Here are my thoughts, my stories, my rants and raves.
Contrary to the ideal of my role as a Pastor's wife, I do not know everything, am not close to perfect, and am open to having my mind changed.
My only appeal to you; I measure all that I trust up against the words of the Bible, so if you want to convince me, you'll have to start there.
I'll kick this blog off with this:
I've just read the first 3 commandments in Deuteronomy. Listen to ch5v:12-15(NIV)
"Observe the Sabbath day by keeping it holy, as the Lord your God has commanded you. Six days you shall labor and do all your work, but the seventh day is a Sabbath to the Lord your God. On it you shall not do any work, neither you, nor your son or daughter, nor your manservant or maidservant, not your ox, your donkey or any of your animals, nor the alien within your gates so that your manservant and maidservant rest, as do. Remember that you were slaves in Egypt, and that the Lord your God brought you out of there with a mighty hand and an outstretched arm. Therefore the Lord your God has commanded you to observe the Sabbath day."
Why is it so hard for me to stop working? Am I living like a slave? I never noticed God making a point to say "you WERE slaves, so now, live like THIS INSTEAD."
This is New England after all, the frenzied, busy, production capitol of the nation, so to speak. The staunch self reliant boot strap crew who won't even take a free coffee (believe me, I've tried it as a 'random act of kindness' at a few Dunkin Donuts; you'd think I offered them cyanide.)

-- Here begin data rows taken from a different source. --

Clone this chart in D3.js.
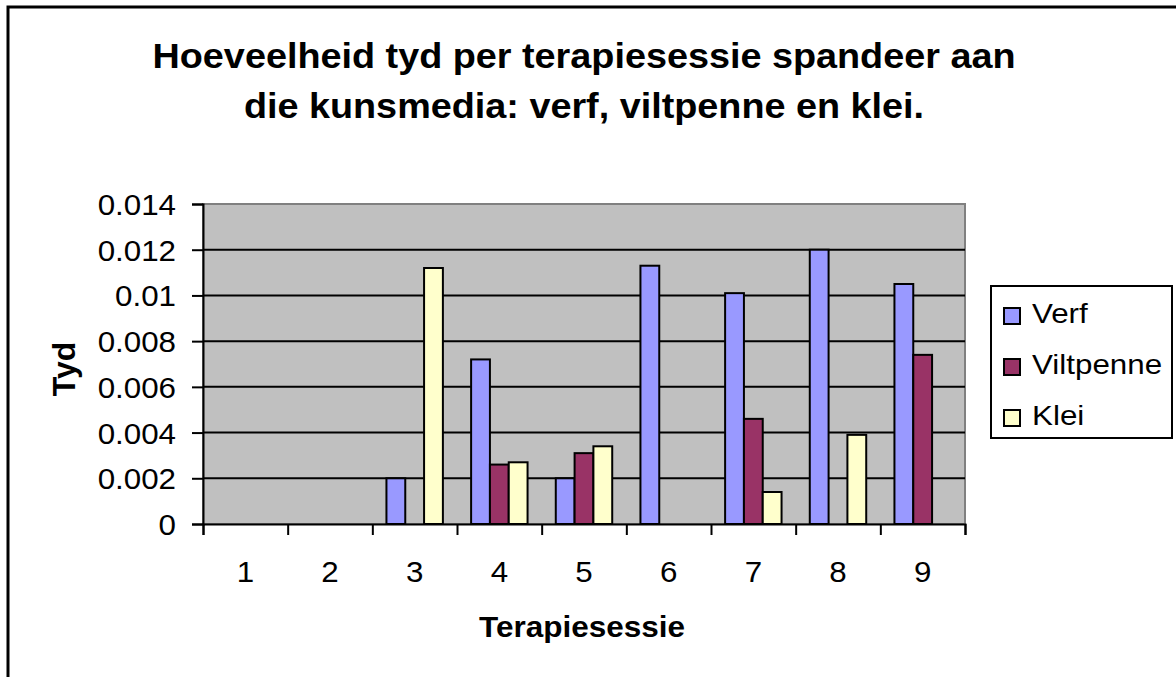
<!DOCTYPE html>
<html>
<head>
<meta charset="utf-8">
<script src="https://cdn.jsdelivr.net/npm/d3@7/dist/d3.min.js"></script>
<style>
  body { margin: 0; background: #fff; }
  svg { display: block; font-family: "Liberation Sans", Arial, sans-serif; }
</style>
</head>
<body>
<div id="chart-area"></div>
<script>
//data
var sessions = ["1", "2", "3", "4", "5", "6", "7", "8", "9"];
var seriesNames = ["Verf", "Viltpenne", "Klei"];
var verf      = [0, 0, 0.0020, 0.0072, 0.0020, 0.0113, 0.0101, 0.0120, 0.0105];
var viltpenne = [0, 0, 0,      0.0026, 0.0031, 0,      0.0046, 0,      0.0074];
var klei      = [0, 0, 0.0112, 0.0027, 0.0034, 0,      0.0014, 0.0039, 0];
var yTicks = [0, 0.002, 0.004, 0.006, 0.008, 0.01, 0.012, 0.014];
var titleLines = ["Hoeveelheid tyd per terapiesessie spandeer aan", "die kunsmedia: verf, viltpenne en klei."];

var colors = ["#9999FF", "#993366", "#FFFFCC"];
var stretch = 1.12; //text in the picture is a bit wider than plain Arial

//sizes
var W = 1176, H = 677;
var margin = {top: 204, left: 203},
    width = 762,
    height = 320;

var svg = d3.select("#chart-area").append("svg")
    .attr("width", W)
    .attr("height", H);

//outer chart border (runs off the right and bottom)
svg.append("rect")
    .attr("x", 8).attr("y", 7)
    .attr("width", W + 20).attr("height", H + 20)
    .attr("fill", "none").attr("stroke", "#000").attr("stroke-width", 3);

//title
svg.selectAll(".title").data(titleLines).enter().append("text")
    .attr("class", "title")
    .attr("transform", (d, i) => "translate(584," + (68 + i * 50) + ") scale(1.08,1)")
    .attr("text-anchor", "middle")
    .attr("font-size", 35).attr("font-weight", "bold")
    .text(d => d);

var g = svg.append("g").attr("transform", "translate(" + margin.left + "," + margin.top + ")");

//scales
var x0 = d3.scaleBand().domain(sessions).range([0, width]);
var x1 = d3.scaleBand().domain(seriesNames).range([0, x0.bandwidth()]).paddingOuter(0.75);
var xEdge = d3.scaleLinear().domain([0, sessions.length]).range([0, width]);
var y = d3.scaleLinear().domain([0, 0.014]).range([height, 0]);

//plot background
g.append("rect")
    .attr("width", width).attr("height", height)
    .attr("fill", "#C0C0C0").attr("stroke", "#808080").attr("stroke-width", 2);

//gridlines
g.selectAll(".grid").data(yTicks.filter(t => t > 0 && t < 0.014)).enter().append("line")
    .attr("class", "grid")
    .attr("x1", 0).attr("x2", width)
    .attr("y1", d => y(d)).attr("y2", d => y(d))
    .attr("stroke", "#000").attr("stroke-width", 2);

//bars
var table = sessions.map((s, i) => ({
    session: s,
    vals: [
        {name: "Verf", v: verf[i]},
        {name: "Viltpenne", v: viltpenne[i]},
        {name: "Klei", v: klei[i]}
    ]
}));

var groups = g.selectAll(".session").data(table).enter().append("g")
    .attr("class", "session")
    .attr("transform", d => "translate(" + x0(d.session) + ",0)");

groups.selectAll("rect").data(d => d.vals.filter(e => e.v > 0)).enter().append("rect")
    .attr("x", d => x1(d.name))
    .attr("width", x1.bandwidth())
    .attr("y", d => y(d.v))
    .attr("height", d => y(0) - y(d.v))
    .attr("fill", d => colors[seriesNames.indexOf(d.name)])
    .attr("stroke", "#000").attr("stroke-width", 2);

//y axis
var yAxis = g.append("g")
    .call(d3.axisLeft(y).tickValues(yTicks).tickSize(11).tickFormat(d => String(+d.toFixed(3))));
yAxis.select(".domain").attr("stroke", "#000").attr("stroke-width", 2);
yAxis.selectAll(".tick line").attr("stroke", "#000").attr("stroke-width", 2);
yAxis.selectAll(".tick text")
    .attr("x", null).attr("dy", "0.36em")
    .attr("transform", "translate(-27,0) scale(1.08,1)")
    .attr("font-size", 29).attr("fill", "#000")
    .style("font-family", "Liberation Sans, Arial, sans-serif");

//x axis: ticks at category edges, labels in the middle
var xTicks = g.append("g")
    .attr("transform", "translate(0," + height + ")")
    .call(d3.axisBottom(xEdge).tickValues(d3.range(sessions.length + 1)).tickSize(11).tickFormat(""));
xTicks.select(".domain").attr("stroke", "#000").attr("stroke-width", 2);
xTicks.selectAll(".tick line").attr("stroke", "#000").attr("stroke-width", 2);

var xLabels = g.append("g")
    .attr("transform", "translate(0," + height + ")")
    .call(d3.axisBottom(x0).tickSize(0));
xLabels.select(".domain").remove();
xLabels.selectAll(".tick text")
    .attr("y", null).attr("dy", null)
    .attr("transform", "translate(0,58) scale(1.08,1)")
    .attr("font-size", 29).attr("fill", "#000")
    .style("font-family", "Liberation Sans, Arial, sans-serif");

//axis titles
svg.append("text")
    .attr("transform", "translate(582,637) scale(1.05,1)")
    .attr("text-anchor", "middle")
    .attr("font-size", 30).attr("font-weight", "bold")
    .text("Terapiesessie");

svg.append("text")
    .attr("transform", "translate(75,369) rotate(-90)")
    .attr("text-anchor", "middle")
    .attr("font-size", 32).attr("font-weight", "bold")
    .text("Tyd");

//legend
var legend = svg.append("g").attr("transform", "translate(991,286)");
legend.append("rect")
    .attr("width", 181).attr("height", 152)
    .attr("fill", "#fff").attr("stroke", "#000").attr("stroke-width", 2);

var item = legend.selectAll(".item").data(seriesNames).enter().append("g")
    .attr("class", "item")
    .attr("transform", (d, i) => "translate(0," + (37 + i * 51) + ")");
item.append("rect")
    .attr("x", 13).attr("y", -15)
    .attr("width", 16).attr("height", 16)
    .attr("fill", (d, i) => colors[i])
    .attr("stroke", "#000").attr("stroke-width", 2);
item.append("text")
    .attr("transform", "translate(41,0) scale(" + stretch + ",1)")
    .attr("font-size", 28)
    .text(d => d);
</script>
</body>
</html>
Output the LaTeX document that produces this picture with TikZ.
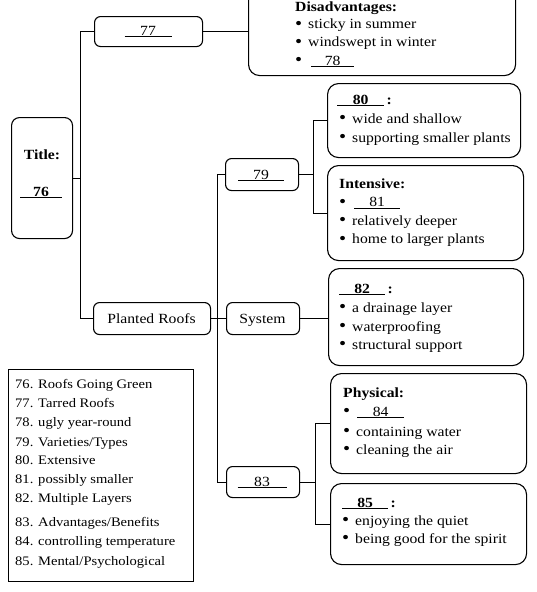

But here I am, barely taking a Sabbath; sneaking in a few ebay posts here and there, constantly thinking about "production...production...production."
Why is it so hard for me to do nothing? Or just ONE thing, for that matter?
I must LOVE being busy. I must believe it's righteous and worthy and the only way to get things done. But now I'm thinking that I'm living like a Slave.